Commissioner Aguilar Urges SEC to Reform the Waiver Review Process

SEC Commissioner Aguilar urged the SEC to reform its waiver review protocols to provide the SEC and the public greater insight into the entire process.  In a public statement, Commissioner Aguilar discussed the ways in which the SEC should strengthen its protocols for handling waiver requests and providing enhanced transparency and clarity for its waiver process. He highlighted two basic reforms that he stated he believes could be implemented easily: 

  • First, the SEC could consider implementing procedures that would give it a more holistic view of the waiver process. For instance, he suggested, the staff could be directed to provide periodic reports to the SEC detailing relevant information about the waiver process, including (i) a list of the requests and informal inquiries that were received, (ii) information about the circumstances that triggered the need for those waivers, (iii) reporting on whether any waiver requests or inquiries were handled via delegated authority and, if so, why, (iv) the final disposition of the waiver requests or inquiries, including the dates acted on, and (v) regarding requests and inquiries handled by the staff, information concerning the staff’s justification for granting them or not.
  • Second, the SEC could consider creating a public Web site to track the progress and ultimate resolution of all waiver requests and inquiries. This Web site, Commissioner Aguilar suggested, could explain the circumstances that led the SEC or its staff to grant or not grant a waiver request. In addition, the Web site could redact information that might reveal the identity of the requesting party. This information, he said, could provide useful guidance and additional transparency to a process that has garnered considerable public interest in recent years.

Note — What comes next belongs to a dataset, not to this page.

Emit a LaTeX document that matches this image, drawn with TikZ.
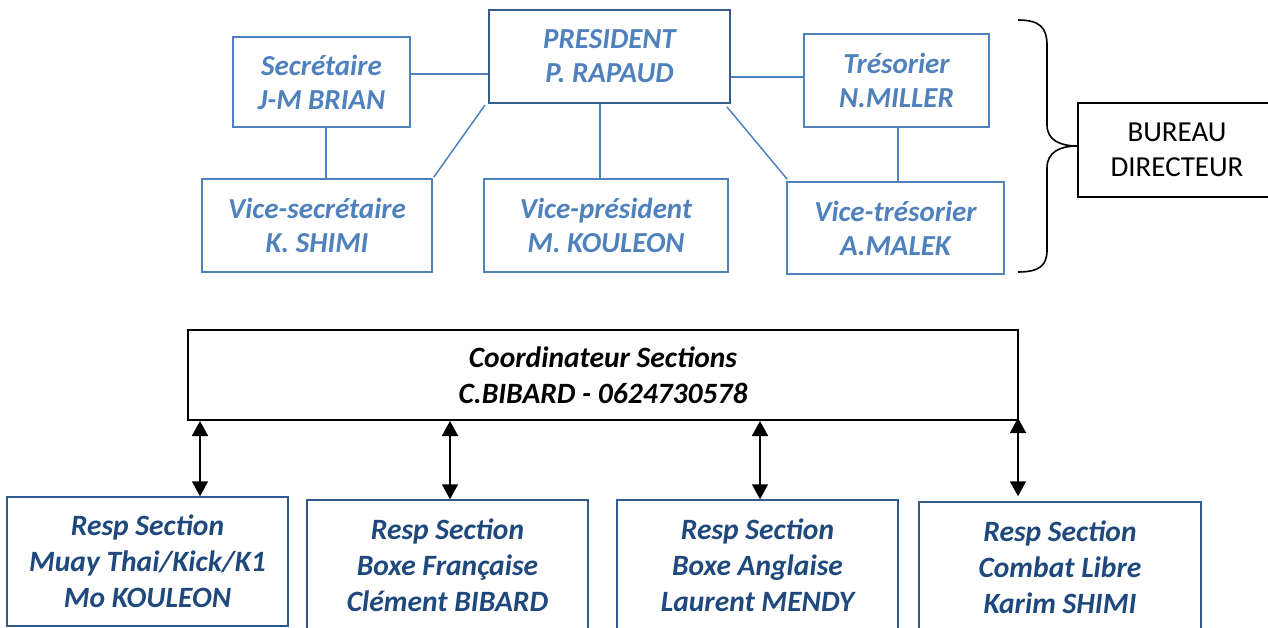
\documentclass[tikz,border=0pt]{standalone}
\usepackage{fontspec}
\setmainfont{Carlito}
\usetikzlibrary{arrows.meta}
\definecolor{topblue}{HTML}{4F81BD}
\definecolor{presblue}{HTML}{385D8A}
\definecolor{botblue}{HTML}{1F497D}
\definecolor{botline}{HTML}{2F5A8F}
\tikzset{
  topbox/.style={draw=topblue, line width=1.5pt, text=topblue, inner sep=0pt, align=center,
    font=\fontsize{29}{34}\selectfont\bfseries\itshape},
  presbox/.style={topbox, draw=presblue, line width=2pt},
  botbox/.style={draw=botline, line width=1.5pt, text=botblue, inner sep=0pt, align=center,
    font=\fontsize{29.5}{36}\selectfont\bfseries\itshape},
  coordbox/.style={draw=black, line width=2pt, text=black, inner sep=0pt, align=center,
    font=\fontsize{29.5}{36}\selectfont\bfseries\itshape},
  burbox/.style={draw=black, line width=1.5pt, inner sep=0pt, align=center,
    font=\fontsize{29}{35}\selectfont},
  link/.style={draw=topblue, line width=1.5pt},
  arr/.style={draw=black, line width=1.8pt, {Triangle[width=16pt,length=15pt]}-{Triangle[width=16pt,length=15pt]}},
  bracepath/.style={draw=black, line width=1.6pt}
}
\begin{document}
\begin{tikzpicture}[x=1pt,y=-1pt]
\useasboundingbox (0,0) rectangle (1268,628);
% top nodes
\node[topbox, minimum width=177pt, minimum height=90pt] (sec) at (321.5,82) {Secrétaire\\J-M BRIAN};
\node[presbox, minimum width=241pt, minimum height=93pt] (pres) at (609.5,56.5) {PRESIDENT\\P. RAPAUD};
\node[topbox, minimum width=185pt, minimum height=93pt] (tres) at (896.5,80.5) {Trésorier\\N.MILLER};
\node[topbox, minimum width=230pt, minimum height=93pt] (vsec) at (317,225.5) {Vice-secrétaire\\K. SHIMI};
\node[topbox, minimum width=244pt, minimum height=93pt] (vpres) at (606,225.5) {Vice-président\\M. KOULEON};
\node[topbox, minimum width=217pt, minimum height=92pt] (vtres) at (895.5,228) {Vice-trésorier\\A.MALEK};
\node[burbox, minimum width=198pt, minimum height=94pt] (bur) at (1177,150) {BUREAU\\DIRECTEUR};
% top links
\path[link] (sec.east |- 0,74) -- (pres.west |- 0,74);
\path[link] (pres.east |- 0,77) -- (tres.west |- 0,77);
\path[link] (sec.south -| 326,0) -- (vsec.north -| 326,0);
\path[link] (pres.south -| 600,0) -- (vpres.north -| 600,0);
\path[link] (tres.south -| 898,0) -- (vtres.north -| 898,0);
\path[link] ([shift={(-3,1)}]pres.south west) -- ([shift={(1,-1)}]vsec.north east);
\path[link] ([shift={(-4,3)}]pres.south east) -- ([shift={(1,-2)}]vtres.north west);
% brace
\coordinate (btop) at (1018,20);
\coordinate (bbot) at (1018,272);
\coordinate (btip) at (bur.west |- 0,146);
\path[bracepath] (btop) .. controls (1040,20) and (1047,28) .. (1047,45) -- (1047,125)
  .. controls (1047,140) and (1060,146) .. (btip)
  .. controls (1060,146) and (1047,152) .. (1047,168) -- (1047,250)
  .. controls (1047,265) and (1040,272) .. (bbot);
% bottom nodes
\node[coordbox, minimum width=830pt, minimum height=90pt] (coord) at (603,375) {Coordinateur Sections\\C.BIBARD - 0624730578};
\node[botbox, minimum width=281pt, minimum height=129pt] (r1) at (147.5,561.5) {Resp Section\\Muay Thai/Kick/K1\\Mo KOULEON};
\node[botbox, minimum width=281pt, minimum height=130pt] (r2) at (447.5,565) {Resp Section\\Boxe Française\\Clément BIBARD};
\node[botbox, minimum width=281pt, minimum height=130pt] (r3) at (757.5,565) {Resp Section\\Boxe Anglaise\\Laurent MENDY};
\node[botbox, minimum width=282pt, minimum height=131pt] (r4) at (1060,567.5) {Resp Section\\Combat Libre\\Karim SHIMI};
% arrows
\path[arr] (coord.south -| 200,0) -- (r1.north -| 200,0);
\path[arr] (coord.south -| 450,0) -- (r2.north -| 450,0);
\path[arr] (coord.south -| 760,0) -- (r3.north -| 760,0);
\path[arr, shorten <=-3pt, shorten >=5pt] (coord.south -| 1018,0) -- (r4.north -| 1018,0);
\end{tikzpicture}
\end{document}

Commissioner Aguilar argued that the public and the Commission should better assess whether “the Commission is fulfilling its obligation to grant waivers only when it is appropriate to do so” and whether the Commission is granting waivers “in the manner that is consistent with the protection of investors and the public interest .”

Commissioner Aguilar also discussed the benefit of conditional waivers. Conditional waivers, he explained, can permit statutorily disqualified persons or parties to continue engaging in regular courses of business in cases that don’t involve clear-cut grants or denials. Specific benefits of conditional waivers that were highlighted by Aguilar included (i) imposing meaningful investor protections while mitigating the potential damage of not granting waivers at all, (ii) dispelling the notion that the breadth and severity of disqualification provisions have left the SEC too willing to grant blanket waivers and (iii) allowing the Commission to grant waivers in a judicious manner – one that limits damage to an entity’s operations while minimizing potential risks to investors and the public.

Conditional waivers, Commissioner Aguilar concluded, “seem to be a fair and sensible approach to an especially nettlesome problem.”

Lofchie Comment: The fundamental issue with the grant of waivers to financial institutions is the pretense that granting a waiver is an act of forbearance, whereas the reality is that, in most instances, the imposition by the SEC of a broad disqualification as part of a regulatory sanction would be completely inappropriate. That is the problem with a statute that makes the disqualification automatic: it creates the need for a routine waiver process. Eliminating automatic statutory disqualification would save the SEC considerable time and the needless expenditure of regulatory resources. It would also abate the politicization of the enforcement process by curtailing gasps of public shock whenever a waiver is granted.

Consider what would happen if the same standards that are applied to private industry were applied to the government. Imagine the consequences if, whenever a member of government was charged with misconduct in connection with official activities, the automatic result were a shutdown of that entire agency. That sanction would be disproportionate to the misconduct and damaging to society.

It is no different when sanctions are imposed on private industries. The imposition of sanctions that are disproportionate to the violation (which arguably is a fairly common event) enriches the collector of the fine without benefiting the economy or society as a whole.